— BEGIN Data shown —

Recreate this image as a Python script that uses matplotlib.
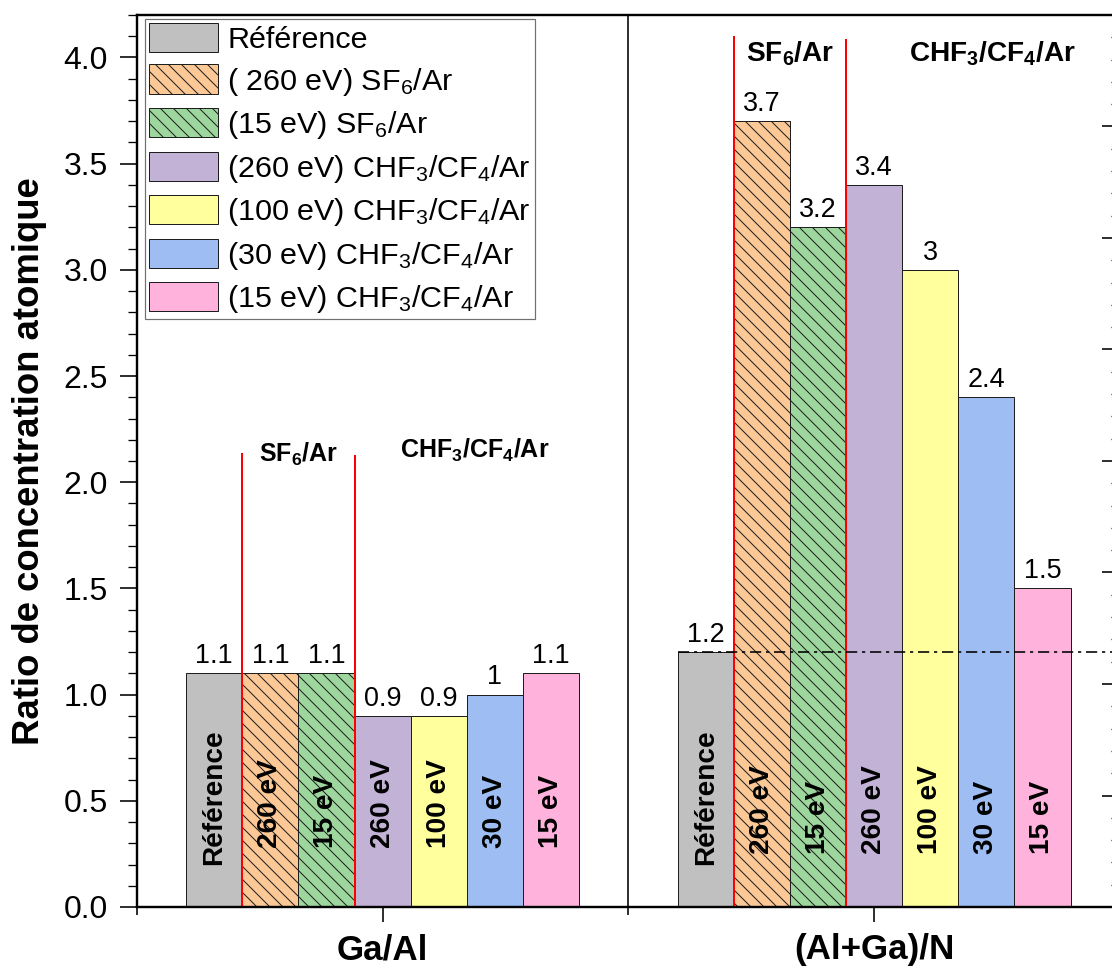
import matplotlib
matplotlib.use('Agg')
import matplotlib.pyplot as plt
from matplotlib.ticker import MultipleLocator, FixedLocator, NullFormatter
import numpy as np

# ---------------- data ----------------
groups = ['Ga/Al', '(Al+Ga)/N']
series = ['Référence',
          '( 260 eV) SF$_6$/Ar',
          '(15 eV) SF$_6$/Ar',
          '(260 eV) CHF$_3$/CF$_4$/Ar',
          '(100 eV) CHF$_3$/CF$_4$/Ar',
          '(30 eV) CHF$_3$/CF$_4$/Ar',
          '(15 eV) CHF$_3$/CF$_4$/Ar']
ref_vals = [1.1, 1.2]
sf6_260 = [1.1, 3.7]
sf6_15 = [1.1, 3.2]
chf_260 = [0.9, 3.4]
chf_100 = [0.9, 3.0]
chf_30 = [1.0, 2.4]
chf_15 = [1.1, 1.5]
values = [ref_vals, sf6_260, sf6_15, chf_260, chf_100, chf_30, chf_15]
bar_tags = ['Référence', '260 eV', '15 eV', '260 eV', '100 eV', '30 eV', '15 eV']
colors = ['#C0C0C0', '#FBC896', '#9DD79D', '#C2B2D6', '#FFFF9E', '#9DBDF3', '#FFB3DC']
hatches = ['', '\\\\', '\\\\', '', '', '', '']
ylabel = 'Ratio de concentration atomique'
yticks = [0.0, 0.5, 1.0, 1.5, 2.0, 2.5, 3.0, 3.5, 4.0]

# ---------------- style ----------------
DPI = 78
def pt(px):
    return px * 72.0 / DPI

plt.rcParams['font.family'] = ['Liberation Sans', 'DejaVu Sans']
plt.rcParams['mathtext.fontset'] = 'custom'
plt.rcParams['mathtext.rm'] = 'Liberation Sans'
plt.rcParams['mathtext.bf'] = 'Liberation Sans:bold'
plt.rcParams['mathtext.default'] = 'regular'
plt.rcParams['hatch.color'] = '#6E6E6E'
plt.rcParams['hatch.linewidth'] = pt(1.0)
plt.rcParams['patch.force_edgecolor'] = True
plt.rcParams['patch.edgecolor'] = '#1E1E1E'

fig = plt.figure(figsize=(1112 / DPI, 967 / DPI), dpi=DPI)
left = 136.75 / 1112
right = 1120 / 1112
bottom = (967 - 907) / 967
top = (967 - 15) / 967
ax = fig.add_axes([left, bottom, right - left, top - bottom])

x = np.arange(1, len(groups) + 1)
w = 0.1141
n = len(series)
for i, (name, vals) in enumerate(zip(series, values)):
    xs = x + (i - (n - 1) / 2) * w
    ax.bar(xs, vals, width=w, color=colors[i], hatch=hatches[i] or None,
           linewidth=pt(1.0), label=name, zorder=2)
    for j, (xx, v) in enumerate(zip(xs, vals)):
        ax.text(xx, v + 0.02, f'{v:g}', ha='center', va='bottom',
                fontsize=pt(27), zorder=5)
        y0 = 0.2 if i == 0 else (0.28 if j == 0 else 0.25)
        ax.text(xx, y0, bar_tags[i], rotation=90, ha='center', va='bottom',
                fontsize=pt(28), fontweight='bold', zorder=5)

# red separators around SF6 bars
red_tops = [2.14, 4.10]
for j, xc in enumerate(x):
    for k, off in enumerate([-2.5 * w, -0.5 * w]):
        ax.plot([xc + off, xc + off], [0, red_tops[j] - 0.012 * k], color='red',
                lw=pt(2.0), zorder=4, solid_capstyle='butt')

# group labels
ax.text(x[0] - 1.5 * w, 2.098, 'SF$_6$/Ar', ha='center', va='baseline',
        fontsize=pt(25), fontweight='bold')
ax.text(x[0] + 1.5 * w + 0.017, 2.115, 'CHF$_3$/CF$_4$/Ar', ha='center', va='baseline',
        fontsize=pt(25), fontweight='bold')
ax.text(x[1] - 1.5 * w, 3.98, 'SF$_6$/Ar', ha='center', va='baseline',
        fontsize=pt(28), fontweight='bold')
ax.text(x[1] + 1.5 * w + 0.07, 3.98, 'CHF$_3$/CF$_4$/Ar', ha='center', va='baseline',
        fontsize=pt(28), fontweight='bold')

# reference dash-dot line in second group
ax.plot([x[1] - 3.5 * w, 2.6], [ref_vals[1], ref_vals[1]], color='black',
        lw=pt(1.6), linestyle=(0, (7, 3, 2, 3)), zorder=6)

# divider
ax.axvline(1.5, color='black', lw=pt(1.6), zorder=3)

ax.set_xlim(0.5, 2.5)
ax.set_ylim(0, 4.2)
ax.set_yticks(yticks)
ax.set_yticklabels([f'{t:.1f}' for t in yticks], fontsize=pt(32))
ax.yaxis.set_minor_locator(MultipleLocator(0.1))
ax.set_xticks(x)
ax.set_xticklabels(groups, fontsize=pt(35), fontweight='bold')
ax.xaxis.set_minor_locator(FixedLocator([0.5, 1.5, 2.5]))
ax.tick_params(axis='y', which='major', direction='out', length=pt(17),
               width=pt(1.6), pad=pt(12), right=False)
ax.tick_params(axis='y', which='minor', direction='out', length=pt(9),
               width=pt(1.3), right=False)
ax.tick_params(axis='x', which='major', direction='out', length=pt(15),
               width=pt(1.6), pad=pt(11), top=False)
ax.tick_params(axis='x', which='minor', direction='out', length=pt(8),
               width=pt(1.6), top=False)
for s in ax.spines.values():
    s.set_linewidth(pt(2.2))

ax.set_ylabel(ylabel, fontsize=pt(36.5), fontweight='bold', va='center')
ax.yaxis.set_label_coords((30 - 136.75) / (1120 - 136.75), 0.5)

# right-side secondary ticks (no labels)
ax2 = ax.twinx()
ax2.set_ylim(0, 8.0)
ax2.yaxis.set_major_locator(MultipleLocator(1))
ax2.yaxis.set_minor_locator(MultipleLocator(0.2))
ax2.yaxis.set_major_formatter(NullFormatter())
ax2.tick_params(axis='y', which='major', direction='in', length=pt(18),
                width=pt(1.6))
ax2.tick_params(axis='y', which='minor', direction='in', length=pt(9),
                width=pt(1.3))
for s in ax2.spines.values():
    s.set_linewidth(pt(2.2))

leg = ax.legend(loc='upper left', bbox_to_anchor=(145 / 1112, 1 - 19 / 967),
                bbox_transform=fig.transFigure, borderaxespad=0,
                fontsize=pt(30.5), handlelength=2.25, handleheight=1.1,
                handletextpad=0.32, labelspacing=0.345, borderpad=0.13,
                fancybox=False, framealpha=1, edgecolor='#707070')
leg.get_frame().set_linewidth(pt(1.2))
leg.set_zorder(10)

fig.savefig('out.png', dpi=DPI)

— END Data shown —

Work to complete: Produce an exact copy of each line of data, skipping embedded images.

Exercise solution:
Recreate this image as a Python script that uses matplotlib.
import matplotlib
matplotlib.use('Agg')
import matplotlib.pyplot as plt
from matplotlib.ticker import MultipleLocator, FixedLocator, NullFormatter
import numpy as np

# ---------------- data ----------------
groups = ['Ga/Al', '(Al+Ga)/N']
series = ['Référence',
          '( 260 eV) SF$_6$/Ar',
          '(15 eV) SF$_6$/Ar',
          '(260 eV) CHF$_3$/CF$_4$/Ar',
          '(100 eV) CHF$_3$/CF$_4$/Ar',
          '(30 eV) CHF$_3$/CF$_4$/Ar',
          '(15 eV) CHF$_3$/CF$_4$/Ar']
ref_vals = [1.1, 1.2]
sf6_260 = [1.1, 3.7]
sf6_15 = [1.1, 3.2]
chf_260 = [0.9, 3.4]
chf_100 = [0.9, 3.0]
chf_30 = [1.0, 2.4]
chf_15 = [1.1, 1.5]
values = [ref_vals, sf6_260, sf6_15, chf_260, chf_100, chf_30, chf_15]
bar_tags = ['Référence', '260 eV', '15 eV', '260 eV', '100 eV', '30 eV', '15 eV']
colors = ['#C0C0C0', '#FBC896', '#9DD79D', '#C2B2D6', '#FFFF9E', '#9DBDF3', '#FFB3DC']
hatches = ['', '\\\\', '\\\\', '', '', '', '']
ylabel = 'Ratio de concentration atomique'
yticks = [0.0, 0.5, 1.0, 1.5, 2.0, 2.5, 3.0, 3.5, 4.0]

# ---------------- style ----------------
DPI = 78
def pt(px):
    return px * 72.0 / DPI

plt.rcParams['font.family'] = ['Liberation Sans', 'DejaVu Sans']
plt.rcParams['mathtext.fontset'] = 'custom'
plt.rcParams['mathtext.rm'] = 'Liberation Sans'
plt.rcParams['mathtext.bf'] = 'Liberation Sans:bold'
plt.rcParams['mathtext.default'] = 'regular'
plt.rcParams['hatch.color'] = '#6E6E6E'
plt.rcParams['hatch.linewidth'] = pt(1.0)
plt.rcParams['patch.force_edgecolor'] = True
plt.rcParams['patch.edgecolor'] = '#1E1E1E'

fig = plt.figure(figsize=(1112 / DPI, 967 / DPI), dpi=DPI)
left = 136.75 / 1112
right = 1120 / 1112
bottom = (967 - 907) / 967
top = (967 - 15) / 967
ax = fig.add_axes([left, bottom, right - left, top - bottom])

x = np.arange(1, len(groups) + 1)
w = 0.1141
n = len(series)
for i, (name, vals) in enumerate(zip(series, values)):
    xs = x + (i - (n - 1) / 2) * w
    ax.bar(xs, vals, width=w, color=colors[i], hatch=hatches[i] or None,
           linewidth=pt(1.0), label=name, zorder=2)
    for j, (xx, v) in enumerate(zip(xs, vals)):
        ax.text(xx, v + 0.02, f'{v:g}', ha='center', va='bottom',
                fontsize=pt(27), zorder=5)
        y0 = 0.2 if i == 0 else (0.28 if j == 0 else 0.25)
        ax.text(xx, y0, bar_tags[i], rotation=90, ha='center', va='bottom',
                fontsize=pt(28), fontweight='bold', zorder=5)

# red separators around SF6 bars
red_tops = [2.14, 4.10]
for j, xc in enumerate(x):
    for k, off in enumerate([-2.5 * w, -0.5 * w]):
        ax.plot([xc + off, xc + off], [0, red_tops[j] - 0.012 * k], color='red',
                lw=pt(2.0), zorder=4, solid_capstyle='butt')

# group labels
ax.text(x[0] - 1.5 * w, 2.098, 'SF$_6$/Ar', ha='center', va='baseline',
        fontsize=pt(25), fontweight='bold')
ax.text(x[0] + 1.5 * w + 0.017, 2.115, 'CHF$_3$/CF$_4$/Ar', ha='center', va='baseline',
        fontsize=pt(25), fontweight='bold')
ax.text(x[1] - 1.5 * w, 3.98, 'SF$_6$/Ar', ha='center', va='baseline',
        fontsize=pt(28), fontweight='bold')
ax.text(x[1] + 1.5 * w + 0.07, 3.98, 'CHF$_3$/CF$_4$/Ar', ha='center', va='baseline',
        fontsize=pt(28), fontweight='bold')

# reference dash-dot line in second group
ax.plot([x[1] - 3.5 * w, 2.6], [ref_vals[1], ref_vals[1]], color='black',
        lw=pt(1.6), linestyle=(0, (7, 3, 2, 3)), zorder=6)

# divider
ax.axvline(1.5, color='black', lw=pt(1.6), zorder=3)

ax.set_xlim(0.5, 2.5)
ax.set_ylim(0, 4.2)
ax.set_yticks(yticks)
ax.set_yticklabels([f'{t:.1f}' for t in yticks], fontsize=pt(32))
ax.yaxis.set_minor_locator(MultipleLocator(0.1))
ax.set_xticks(x)
ax.set_xticklabels(groups, fontsize=pt(35), fontweight='bold')
ax.xaxis.set_minor_locator(FixedLocator([0.5, 1.5, 2.5]))
ax.tick_params(axis='y', which='major', direction='out', length=pt(17),
               width=pt(1.6), pad=pt(12), right=False)
ax.tick_params(axis='y', which='minor', direction='out', length=pt(9),
               width=pt(1.3), right=False)
ax.tick_params(axis='x', which='major', direction='out', length=pt(15),
               width=pt(1.6), pad=pt(11), top=False)
ax.tick_params(axis='x', which='minor', direction='out', length=pt(8),
               width=pt(1.6), top=False)
for s in ax.spines.values():
    s.set_linewidth(pt(2.2))

ax.set_ylabel(ylabel, fontsize=pt(36.5), fontweight='bold', va='center')
ax.yaxis.set_label_coords((30 - 136.75) / (1120 - 136.75), 0.5)

# right-side secondary ticks (no labels)
ax2 = ax.twinx()
ax2.set_ylim(0, 8.0)
ax2.yaxis.set_major_locator(MultipleLocator(1))
ax2.yaxis.set_minor_locator(MultipleLocator(0.2))
ax2.yaxis.set_major_formatter(NullFormatter())
ax2.tick_params(axis='y', which='major', direction='in', length=pt(18),
                width=pt(1.6))
ax2.tick_params(axis='y', which='minor', direction='in', length=pt(9),
                width=pt(1.3))
for s in ax2.spines.values():
    s.set_linewidth(pt(2.2))

leg = ax.legend(loc='upper left', bbox_to_anchor=(145 / 1112, 1 - 19 / 967),
                bbox_transform=fig.transFigure, borderaxespad=0,
                fontsize=pt(30.5), handlelength=2.25, handleheight=1.1,
                handletextpad=0.32, labelspacing=0.345, borderpad=0.13,
                fancybox=False, framealpha=1, edgecolor='#707070')
leg.get_frame().set_linewidth(pt(1.2))
leg.set_zorder(10)

fig.savefig('out.png', dpi=DPI)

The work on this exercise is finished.